Although our findings are worrying, the outcome should be interpreted with some caution given the heterogeneity and methodological weaknesses of the included studies. All intervention studies were single institution, had variable intervention designs, used different assessment methods of no clear relevance, and were ultimately of moderate study quality (mean MERSQI score 11.1). Since this is the first systematically performed review to investigate the current pharmacovigilance competencies of all types of healthcare students, we cannot compare our findings with those of other studies. A similar review, focusing on only a few competencies in medical students, reported similar outcomes [5].

This review had a number of limitations. Articles may have been missed, although we attempted to reduce the likelihood of this by searching six databases and using a snowball strategy.
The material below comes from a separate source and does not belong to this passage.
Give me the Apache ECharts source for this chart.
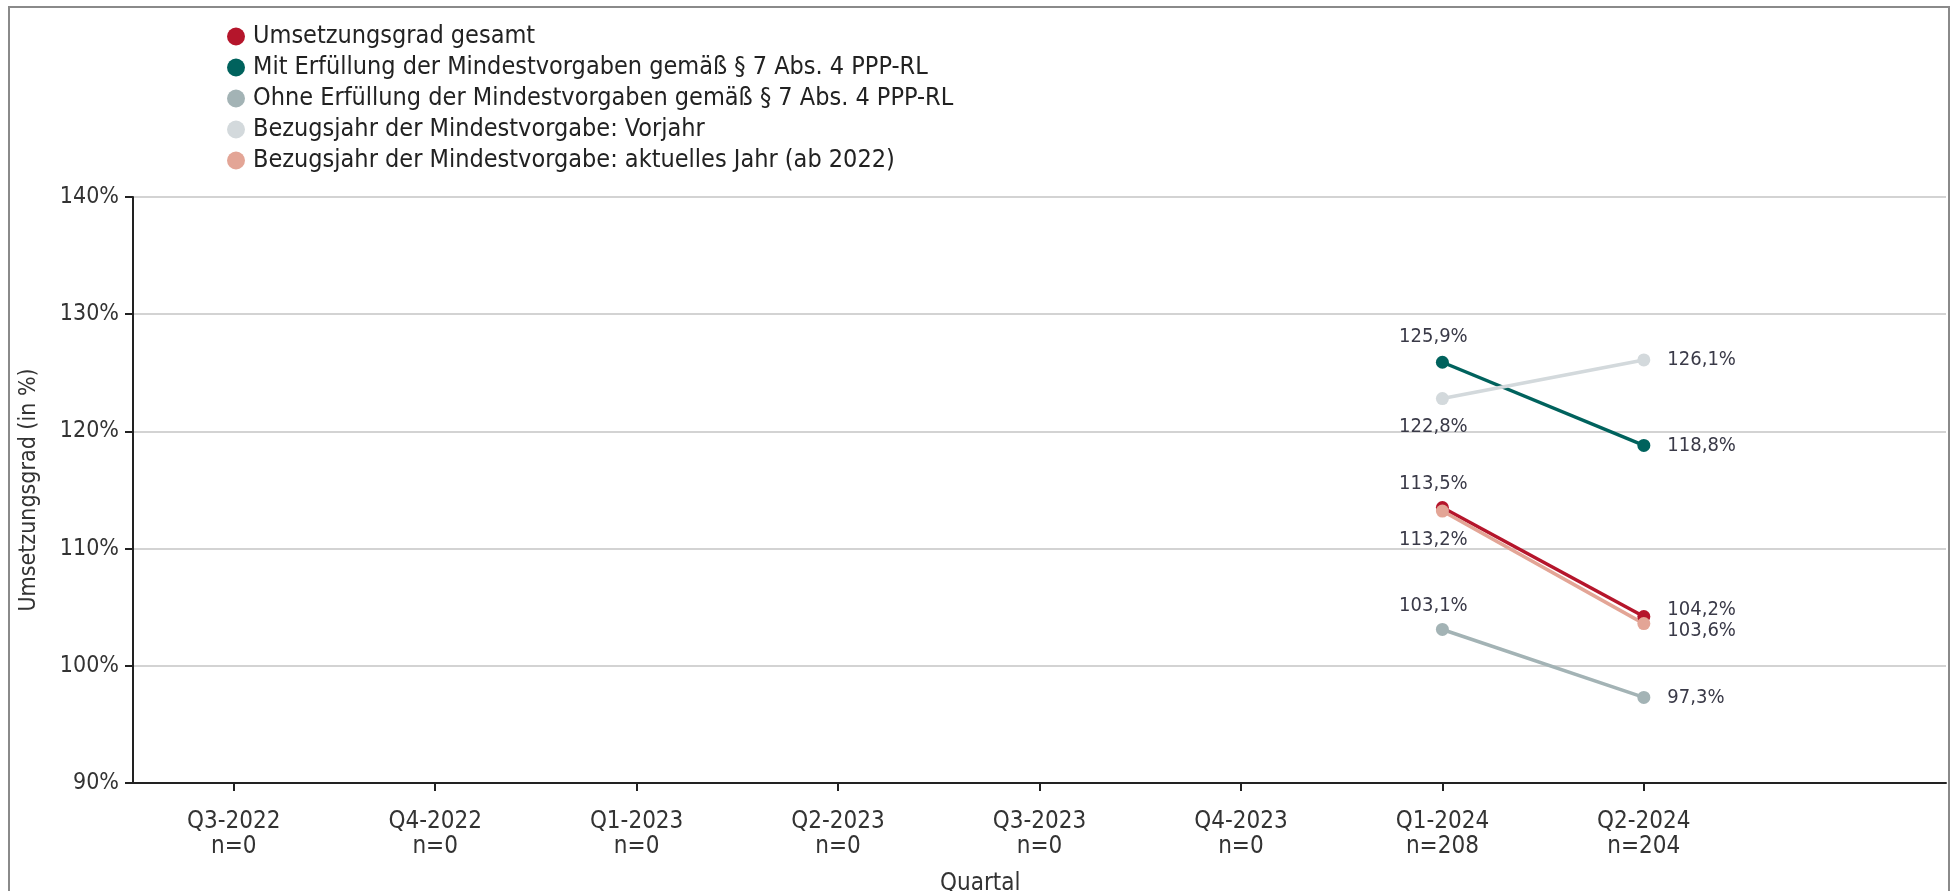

Overall, the studies were only of moderate quality, with low response rates, and small intervention groups, many of which had not been retested. Despite these weaknesses and the possibility that student capabilities were overestimated, because of publication bias, most competencies are still far from satisfactory. Moreover, the heterogeneity of assessment instruments used, outcome measures, and interventions, in combination with the combined competency scores in some studies, made a full comparison or meta-analysis impossible. However, this heterogeneity could mask some interesting features, since only few frequently reported variables were studied in detail. Lastly, the difference in location of cross-sectional studies (66% in Asia) and intervention studies (24% in Asia) may have skewed the analyses.

Conclusion

This review highlights the urgent need to improve and modernize current pharmacovigilance education for undergraduate healthcare students. However, the best way to provide this education still needs to be established, but the content of pharmacovigilance education should at least be as real as possible. We suggest it is given real life context, i.e., with clinical relevance as early responsibility for the student (under supervision). It should be integrated into different healthcare curricula (medicine, pharmacy, dentistry, and nursing) and repeated throughout academic training, starting as early as possible, in the Bachelor phase. By offering real clinical pharmacovigilance training, students can not only increase their knowledge, awareness, and skills, but can also assist current healthcare professionals meet their clinical pharmacovigilance obligations. Future research should therefore focus on valid and reliable methods for assessing pharmacovigilance competencies in clinical practice. To successfully develop and initiate pharmacovigilance educational programs, further work is needed to evaluate educational interventions on Kirkpatrick’s highest hierarchical levels, preferably in an inter-professional setting, with a multicenter design and a long follow-up. Internships or student-run clinics may be useful since they offer students early pharmacovigilance experiences with real responsibilities for patient care, with the advantage of assisting current healthcare professionals, limiting the level of underreporting, and ultimately preventing ADRs and increasing patient safety.